И молвил один из народа: «Б…я… Не, ну надо же!.. Нах… Доктор! Еппона мама!» Зело принямши, руками машет, рассказывать порывается. Но чувствуется, что человеку от всей души весело — на смех срывается. До истерики местами!
Другой сидит без штанов — стесняется. Одной рукой причинное место, в тряпицы обмотанное, зажал. А второй по воздуху водит — то пальцем погрозит, то крякнет и отмахнётся от кого-то невидимого. Мол, вот такая вот херовина вышла. Штозаваюматьсамнепойму! А Караим-то наш не орёт, глазами не сверкает, а любезно так говорит:
Пойди отблюйся, падла, и приходи!
Вы не подумайте. Это он Олегу. А мужику, тому, что с тряпицами, ласково так:
— Что случилось, милейший?
Тот молчит, ёжится. Пациентом себя чувствует.
Второй за него:
— Ну, дык… Мы ж, б…я… того. Ну, это! Ну, чтоб!.. А оно… Вот!
— Что вот? — Голос Караима уже струится, как тончайший шелк.
И вдруг тот, что с тряпицами, басом таким гнусавым:
— Доктор, а выпить можно? Вы чё не подумайте… Я того… В нерв весь ушёл. Аж запирает! А?.. — и смотрит.
Караим Антинохьевич ещё раз удивил меня в тот вечер под Рождество. Как говорят, жил дольше, видел больше. Медсестре смотровой говорит так спокойно:
— Принеси-ка, душенька, три стакана. Нет. Два. Тебе, я так понимаю, — и смотрит на этого «констриктора», — грозит оперативное вмешательство.
— Чего? — спрашивает мужичок, съеживаясь.
— Операция. И срочная, — объясняет Караим. — Хотя если это то, что я предполагаю, — сойдёт и местная анестезия. — И вновь обращаясь к сестре: — Всё-таки три, голубушка, стакана тащи. И шустро!

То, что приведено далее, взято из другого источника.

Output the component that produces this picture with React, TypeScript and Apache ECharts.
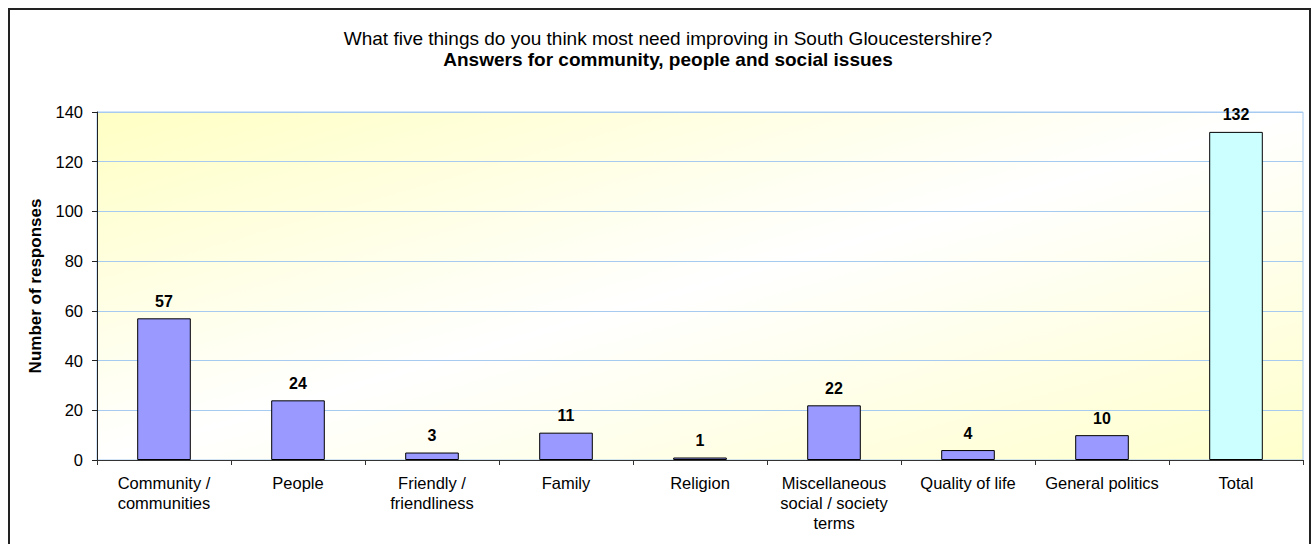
import React, { useEffect, useRef } from "react";
import * as echarts from "echarts";

const categories = [
  "Community /\ncommunities",
  "People",
  "Friendly /\nfriendliness",
  "Family",
  "Religion",
  "Miscellaneous\nsocial / society\nterms",
  "Quality of life",
  "General politics",
  "Total",
];
const responses = [57, 24, 3, 11, 1, 22, 4, 10, 132];
const yTicks = { min: 0, max: 140, interval: 20 };
const titleLine1 = "What five things do you think most need improving in South Gloucestershire?";
const titleLine2 = "Answers for community, people and social issues";
const yAxisName = "Number of responses";

export default function App() {
  const ref = useRef<HTMLDivElement>(null);
  useEffect(() => {
    if (!ref.current) return;
    const chart = echarts.init(ref.current, undefined, { renderer: "svg" });
    const font = "'Liberation Sans', Arial, sans-serif";
    chart.setOption({
      animation: false,
      backgroundColor: "#ffffff",
      textStyle: { fontFamily: font },
      title: {
        text: titleLine1,
        subtext: titleLine2,
        left: 663,
        textAlign: "center",
        top: 23,
        itemGap: 1,
        textStyle: { fontFamily: font, fontSize: 19, lineHeight: 20, fontWeight: "normal", color: "#000" },
        subtextStyle: { fontFamily: font, fontSize: 19, lineHeight: 20, fontWeight: "bold", color: "#000" },
      },
      graphic: [
        {
          type: "rect",
          shape: { x: 9, y: 9, width: 1301, height: 560 },
          style: { fill: "none", stroke: "#222", lineWidth: 2 },
          silent: true,
        },
      ],
      grid: {
        left: 97,
        right: 13,
        top: 112,
        bottom: 84,
        show: true,
        borderColor: "#a6caf0",
        borderWidth: 1,
        backgroundColor: new echarts.graphic.LinearGradient(0, 0, 1, 1, [
          { offset: 0, color: "#ffffc4" },
          { offset: 0.5, color: "#ffffff" },
          { offset: 1, color: "#ffffcc" },
        ]),
      },
      xAxis: {
        type: "category",
        data: categories,
        axisLine: { show: true, lineStyle: { color: "#333", width: 1 } },
        axisTick: { show: true, alignWithLabel: false, length: 5, lineStyle: { color: "#333" } },
        axisLabel: {
          interval: 0,
          margin: 13,
          fontSize: 16.5,
          lineHeight: 20,
          color: "#000",
          fontFamily: font,
        },
        splitLine: { show: false },
      },
      yAxis: {
        type: "value",
        min: yTicks.min,
        max: yTicks.max,
        interval: yTicks.interval,
        name: yAxisName,
        nameLocation: "middle",
        nameRotate: 90,
        nameGap: 53,
        nameTextStyle: { fontFamily: font, fontSize: 17, fontWeight: "bold", color: "#000" },
        axisLine: { show: true, lineStyle: { color: "#222", width: 1 } },
        axisTick: { show: true, length: 5, lineStyle: { color: "#222" } },
        axisLabel: { fontSize: 16.5, color: "#000", margin: 14, fontFamily: font },
        splitLine: { show: true, lineStyle: { color: "#a6caf0", width: 1 } },
      },
      series: [
        {
          type: "bar",
          barWidth: "40%",
          data: responses.map((v, i) => ({
            value: v,
            itemStyle: {
              color: categories[i] === "Total" ? "#ccffff" : "#9999ff",
              borderColor: "#000",
              borderWidth: 1,
            },
          })),
          label: {
            show: true,
            position: "top",
            distance: 9,
            fontSize: 16,
            fontWeight: "bold",
            color: "#000",
            fontFamily: font,
          },
        },
      ],
    });
    return () => chart.dispose();
  }, []);
  return (
    <div
      ref={ref}
      style={{ position: "fixed", left: 0, top: 0, width: 1316, height: 544 }}
    />
  );
}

Выпил Караим Антинохьевич с мужиками. И подельник — тот, что всё веселился, — наконец-то обрёл дар более-менее связной речи и рассказал Караиму буквально следующее:
— Ну, выпили мы с кумом. С бабами, понятно, поругались. Им — то-сё, пятое-десятое — тока бы глотки драть. Праздник же святой! Понимать надо. Дуры одно слово! В общем, потом ко мне пошли — в сарае там было у меня немного. Выпили ещё, посидели, он мне и говорит: знаешь, мол, когда и почему баба хвостом крутит? «Отож, — говорю. — Оттого и крутит, что с хвостом. Все они бесоватые!» А он мне: «Дурак ты! Я, мол, не про то щас. Я про то, что до одного места ей те дрова давным-давно и чердак худой. А вот место то самое чешется… Вот я об чём!» И вдруг в рёв — прям как запойный. Наземь плюхнулся, орёт: «Не могу больше! Ой, не могу!» Я чуть прям не протрезвел с непоняток. И бросать боязно — не повесился бы. А то у нас в том годе, помню… Да и хер с ним! Тот вовсе шибанутый был. А кум-то мой — мужик. За ним отродясь дурости такой не водилось. В общем, он блажит, а я как обухом по голове. И тут, бац! Дошло до меня! «Ты что ж, — говорю, — курва, мать твою так перетак! Бабу, что ль, обходить не смог?» А тот пуще в рёв — думал, щас вся деревня сбежится. Насилу угомонил.